ChunkSplitters.jl: Simple parallel chunk splitter

I have just put up this small package that provides a chunks function to be used within threaded loops. It is something that I find useful and appears somewhat often here:

This is so basic that I have always the impression that it must be done already, perhaps even in Base as a type of Iterator. function.

Yet, for example, Iterators.partition is not what one wants, because the partition is not the most even possible:

julia> collect.(collect(Iterators.partition((1:7), 3)))
3-element Vector{Vector{Int64}}:
 [1, 2, 3]
 [4, 5, 6]


julia> collect.(ChunkSplitters.chunks(1:7, i, 3) for i in 1:3)
3-element Vector{Vector{Int64}}:
 [1, 2, 3]
 [4, 5]
 [6, 7]

Thus, one question: Is there such simple functionality in Base or in a light-dependency package?

And, if not, I hope this small package is useful for others, and I may register it then.


Maybe this could be added to IterTools.jl? It already includes a partition function generalized in a differnet direction.


That seems a a good package to have that. I’ll try to make a PR.

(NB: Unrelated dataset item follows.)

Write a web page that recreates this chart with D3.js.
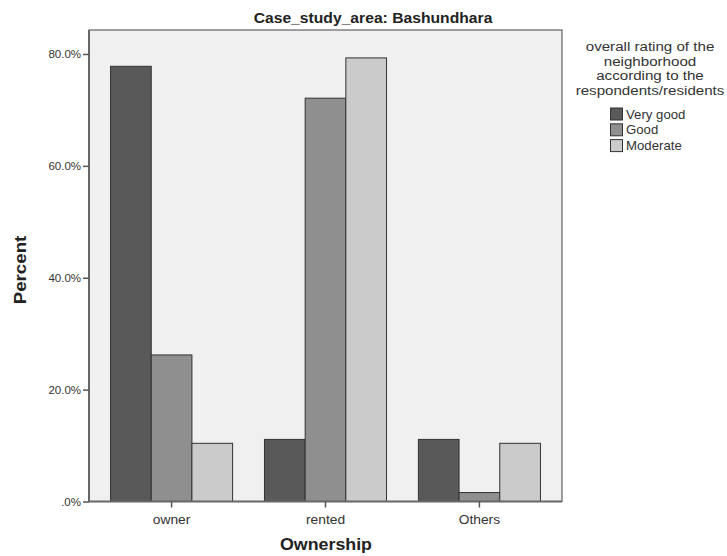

Yet another related package:

I don’t think it implements the splitting policies you want, but it targets very similar use cases.

1 Like

Nice! By looking at IteratorTools I now implemented the splitting as an iterator (Julia is actually cool, isn’t it?).

It works like this:

julia> using ChunkSplitters 

julia> x = rand(7);

julia> Threads.@threads for (range,ichunk) in chunks(x, 3, :batch)
           @show (range, ichunk)
(range, ichunk) = (6:7, 3)
(range, ichunk) = (1:3, 1)
(range, ichunk) = (4:5, 2)

Such that we can do, slightly more cleanly:

julia> using ChunkSplitters

julia> function sum_parallel(f, x; nchunks=Threads.nthreads())
           s = fill(zero(eltype(x)), nchunks)
           Threads.@threads for (range, ichunk) in chunks(x, nchunks)
               for i in range
                  s[ichunk] += f(x[i])
           return sum(s)
sum_parallel (generic function with 1 methods)

julia> x = rand(10^7);

julia> Threads.nthreads()

julia> @btime sum(x -> log(x)^7, $x)
  115.026 ms (0 allocations: 0 bytes)

julia> @btime sum_parallel(x -> log(x)^7, $x; nchunks=128)
  19.210 ms (74 allocations: 7.58 KiB)

That performs nicely, for example in comparison with:

julia> @btime ThreadsX.sum(x -> log(x)^7, $x)
  18.127 ms (1103 allocations: 74.14 KiB)

of course in this case there is no reason not to use ThreadsX, but that splitter allows for more customizable threading problems.

1 Like

I’ve made a pull request to IterTools: chunks by lmiq · Pull Request #95 · JuliaCollections/IterTools.jl · GitHub

And I may be registering the package anyways, so I can experiment more with the functionality (also I don’t know when or even if the PR will be accepted).

Finally this package, although simple, turned out to be useful, and more people are using it. Thus, a 1.0.0 version was released recently, and now I’ve put up a small but decent docs page:


We released now a new version of ChunkSplitters.jl (v2.1.0) with a new and breaking interface (although the release itself is not breaking because the previous interface is still functional, although no longer documented):

Now, a typical use of chunks is of the form:

julia> x = rand(7);

julia> @threads for inds in chunks(x; n=3, split=:batch)
           @show inds
inds = 1:1:3
inds = 4:1:5
inds = 6:1:7

and it returns only the indices of the array of each chunk. Additionally, the number of chunks is
set by a keyword parameter, n, and the type of splitting is set by the optional split keyword.

To retrieve the chunk index (to avoid using threadid()) enumerate should be used:

julia> @threads for (ichunk, inds) in enumerate(chunks(x; n=3))
           @show ichunk, inds
(ichunk, inds) = (1, 1:1:3)
(ichunk, inds) = (2, 4:1:5)
(ichunk, inds) = (3, 6:1:7)

This last output is equivalent to the previous interface with a call of the form for (ichunk, inds) in chunks(x, 3). This last form is still supported, but will be deprecated in version 3.0 of the package.

This change makes many codes cleaner when they do not use the chunk index, and also is consistent with the general Julia syntax of using enumerate to retrieve the indices of the counter of the iteration.

Important: the new interface is currently the only documented one.


I was using the ranges returned by chunks as input to a constructor of iterators, this doesn’t seem to be possible with the new interface - so may be the old one still can be kept documented ? This is the code:

EDIT: It is planned that the iterator can run locally over each simplex, so length(chunk) != length(iterator) (the later not known a priori). Here is the parallel loop: GridVisualizeTools.jl/src/marching_iterators.jl at e0acfcee9ca515625ff89efdd8292d550910b6ee · j-fu/GridVisualizeTools.jl · GitHub

In versions 2.X which is the current one, that still works. The new interface for that case is:

julia> map(enumerate(chunks(1:7; n=3))) do c
3-element Vector{Tuple{Int64, StepRange{Int64, Int64}}}:
 (1, 1:1:3)
 (2, 4:1:5)
 (3, 6:1:7)

You have to add the enumerate there, and use n = nthreads in your case.

For the time being we have no reason to release the 3.0 version, but if it is not much trouble, I would recommend updating to the new interface.


Ok, cool thanks!

1 Like